Not at all.
Asceticism isn’t a New Testament invention. Various Jewish communities practiced different degrees of asceticism, as do the Religious of today’s Church. Some Jews and some Christians would exercise both the body and the mind with physical and spiritual exercises and fasts for the purpose of strengthening virtue. It is dated as far back as the Prophets. The Essenes or Healers were the most notable. Some came from the Jewish sect of Pharisees, you might say they were the Puritans of the Old Testament Law. There are those who believe Paul might have lived an ascetic life because he described himself as a ‘Pharisee, the son Pharisees.’ Life in these communities sometimes included both men and women. It was a unique lifestyle marked by poverty, chastity, labor, solitude, and prayer. Many believe that Mary may have lived in one of these communities and had set out to live a life of Holy chastity. That being the case, she wouldn’t have been bound by the Jewish ordinance to marry and have children. You can pick up on this by noticing little comments in scripture, e.g. ‘Joseph was a just man’ was no simple eulogy made by his divine visitor. It implied that Joseph had lived a Holy life, a righteous life, “an ordinary sort of man on whom God relied to do great things,” Saint Josemaria Escriva.
Saint Joseph was a just man, a tireless worker, the upright guardian of those entrusted to his care. May he always guard, protect and enlighten families. Pope John Paul II.

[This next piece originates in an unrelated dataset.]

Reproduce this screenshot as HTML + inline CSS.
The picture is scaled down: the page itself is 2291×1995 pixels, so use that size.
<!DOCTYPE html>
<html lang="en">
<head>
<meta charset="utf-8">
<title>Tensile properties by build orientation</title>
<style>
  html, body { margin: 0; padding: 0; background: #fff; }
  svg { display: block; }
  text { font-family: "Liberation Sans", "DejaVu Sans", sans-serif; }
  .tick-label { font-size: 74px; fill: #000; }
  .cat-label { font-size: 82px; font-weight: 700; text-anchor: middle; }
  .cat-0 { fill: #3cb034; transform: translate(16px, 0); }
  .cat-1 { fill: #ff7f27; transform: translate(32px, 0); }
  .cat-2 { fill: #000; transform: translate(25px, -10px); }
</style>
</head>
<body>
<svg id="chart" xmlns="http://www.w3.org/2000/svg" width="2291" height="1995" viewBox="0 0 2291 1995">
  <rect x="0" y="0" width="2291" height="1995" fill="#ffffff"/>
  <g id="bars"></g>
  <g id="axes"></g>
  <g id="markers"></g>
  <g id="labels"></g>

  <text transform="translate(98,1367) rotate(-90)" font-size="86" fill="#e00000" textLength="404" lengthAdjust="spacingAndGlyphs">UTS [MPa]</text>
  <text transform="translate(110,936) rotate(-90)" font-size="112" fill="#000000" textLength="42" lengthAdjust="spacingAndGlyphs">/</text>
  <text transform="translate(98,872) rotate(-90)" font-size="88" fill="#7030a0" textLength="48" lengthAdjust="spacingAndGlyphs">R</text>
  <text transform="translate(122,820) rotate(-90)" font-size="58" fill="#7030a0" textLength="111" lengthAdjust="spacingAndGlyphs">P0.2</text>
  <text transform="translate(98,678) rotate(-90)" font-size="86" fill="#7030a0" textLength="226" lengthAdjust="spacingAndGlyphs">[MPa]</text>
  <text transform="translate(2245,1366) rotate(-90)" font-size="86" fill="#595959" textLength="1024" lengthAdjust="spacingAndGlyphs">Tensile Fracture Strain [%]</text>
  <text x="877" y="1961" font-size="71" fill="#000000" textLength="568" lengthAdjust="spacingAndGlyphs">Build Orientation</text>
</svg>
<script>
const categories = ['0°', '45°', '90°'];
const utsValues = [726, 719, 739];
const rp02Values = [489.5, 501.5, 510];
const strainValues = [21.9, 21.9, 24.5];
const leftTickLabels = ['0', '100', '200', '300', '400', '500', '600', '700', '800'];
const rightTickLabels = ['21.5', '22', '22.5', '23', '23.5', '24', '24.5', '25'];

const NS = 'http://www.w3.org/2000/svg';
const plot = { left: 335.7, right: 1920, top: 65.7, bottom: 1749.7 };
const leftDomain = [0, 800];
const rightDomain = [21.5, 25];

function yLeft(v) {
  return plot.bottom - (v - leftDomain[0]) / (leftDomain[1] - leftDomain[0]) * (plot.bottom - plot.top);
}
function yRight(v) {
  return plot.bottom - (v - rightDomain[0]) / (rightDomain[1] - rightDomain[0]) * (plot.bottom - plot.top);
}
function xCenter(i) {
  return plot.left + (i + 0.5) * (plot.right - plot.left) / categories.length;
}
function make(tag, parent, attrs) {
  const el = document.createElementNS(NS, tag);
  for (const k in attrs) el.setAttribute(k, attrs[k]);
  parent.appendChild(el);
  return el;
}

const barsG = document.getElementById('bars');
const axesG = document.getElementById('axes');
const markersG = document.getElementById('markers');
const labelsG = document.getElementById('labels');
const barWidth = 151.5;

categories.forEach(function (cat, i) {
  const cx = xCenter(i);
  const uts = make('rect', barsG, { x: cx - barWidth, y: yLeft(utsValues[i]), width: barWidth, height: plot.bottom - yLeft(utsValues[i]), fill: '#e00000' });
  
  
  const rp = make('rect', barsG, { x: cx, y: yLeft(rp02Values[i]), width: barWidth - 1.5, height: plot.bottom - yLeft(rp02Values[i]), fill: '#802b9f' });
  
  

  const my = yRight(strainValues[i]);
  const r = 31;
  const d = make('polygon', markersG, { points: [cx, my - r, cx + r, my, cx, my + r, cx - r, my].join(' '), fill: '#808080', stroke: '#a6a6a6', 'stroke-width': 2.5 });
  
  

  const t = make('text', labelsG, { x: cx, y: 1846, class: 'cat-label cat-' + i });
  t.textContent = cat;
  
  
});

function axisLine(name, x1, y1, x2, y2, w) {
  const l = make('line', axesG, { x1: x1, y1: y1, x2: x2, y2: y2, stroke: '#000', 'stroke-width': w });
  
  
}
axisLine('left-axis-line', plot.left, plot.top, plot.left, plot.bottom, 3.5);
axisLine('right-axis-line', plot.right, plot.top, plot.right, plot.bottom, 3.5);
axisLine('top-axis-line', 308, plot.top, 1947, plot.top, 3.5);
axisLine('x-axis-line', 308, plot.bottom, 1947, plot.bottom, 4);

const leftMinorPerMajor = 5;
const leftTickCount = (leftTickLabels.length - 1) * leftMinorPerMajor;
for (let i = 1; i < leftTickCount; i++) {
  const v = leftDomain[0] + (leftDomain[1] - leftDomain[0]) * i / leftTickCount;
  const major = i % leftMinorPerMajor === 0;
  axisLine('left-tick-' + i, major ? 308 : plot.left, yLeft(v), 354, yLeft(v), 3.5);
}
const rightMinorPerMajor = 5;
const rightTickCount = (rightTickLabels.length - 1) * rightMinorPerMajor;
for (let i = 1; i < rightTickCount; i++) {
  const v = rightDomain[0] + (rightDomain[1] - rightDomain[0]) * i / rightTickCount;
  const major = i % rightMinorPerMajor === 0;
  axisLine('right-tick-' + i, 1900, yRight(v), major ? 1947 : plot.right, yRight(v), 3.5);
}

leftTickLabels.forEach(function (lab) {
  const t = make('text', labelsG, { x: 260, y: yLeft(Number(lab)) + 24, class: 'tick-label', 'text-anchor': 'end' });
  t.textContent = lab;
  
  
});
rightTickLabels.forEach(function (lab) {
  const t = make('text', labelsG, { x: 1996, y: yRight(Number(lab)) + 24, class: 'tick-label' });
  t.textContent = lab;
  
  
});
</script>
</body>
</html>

Evidence exists in early Christian writings of an early Christian tradition which included an Immaculate Mary. While we can’t rely on all these writing like we can the Gospels of Matthew, Mark, Luke, and John they tell early Christian worship. Some are pseudepigraphic in nature, one such writing is The Gospel of James sometimes, called Protoevangelium of James. The problem is that while this work can be dated to 150 A.D. the authorship is questionable. The Gospel of James claims to have been written by James, presumably James the Just, however most scholars are of the opinion that it ispseudography. In any event The Gospel of James provides us a look into early Church Tradition of Mary’s perpetual virginity and a veneration of Mary and at least proposes one idea of why Mary chose an ascetic life. At least it shows that the Immaculate Conception wasn’t a recent construct.